L.S.,
I have just committed a rewritten version of the search engine to CVS. It is now based upon the fulltext indexes as is offered by MySQL. In order to be able to use this the database schema has to be extended a little. The table types have changed to myISAM (MySQL own version of ISAM), there is an extra redundant column, and two fulltext indexes have to be added.. The commands to do this have been added to "updSchema.sql", just uncomment the commands you still have to do. The resulting database scheme should be as in "wikipedia.sql".
This new search engine is somewhat a mixed blessing.

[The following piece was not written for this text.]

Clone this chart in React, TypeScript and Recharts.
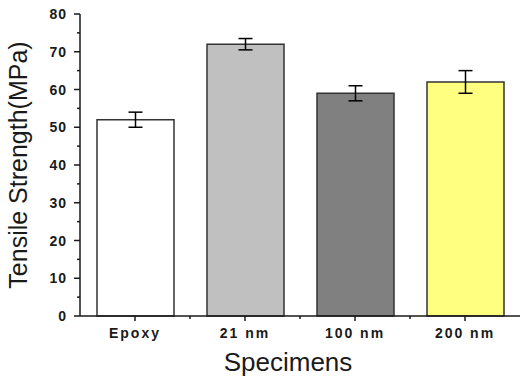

First the good news + The main reason for introducing it is that the search queries were reported as the slowest by the database, so they are eating up a lot of database resources. So not only will it make searches faster but the whole of Wikipedia will probably benefit from its introduction. + The search engine tries to estimate the relevance of pages wrt. to the given search words and it is in this order that they are presented to the user. Not sorted alphabetically, as now. + With the arrival of MySQL4 there will be new search possibilities such as boolean searches and natural language searches.
And now for the bad news. - I had to introduce an extra redundant column contain a duplicate of cur_title. This is because the fulltext index cannot be defined on binary columns. - If you give the search engine multiple words it will also regards multiple occurrences of one word already very relevant. So the term "Larry Sanger" will also lead you to pages with only a lot of "Larry" on it. - It does not search on small words of three letters or less. So the therm "war" gives you zero results. - It searches in the raw HTML so it doesn't know that Gödel and Gödel are the same.
That's it for now. My next task will be the MostWanted Page.
-- Jan Hidders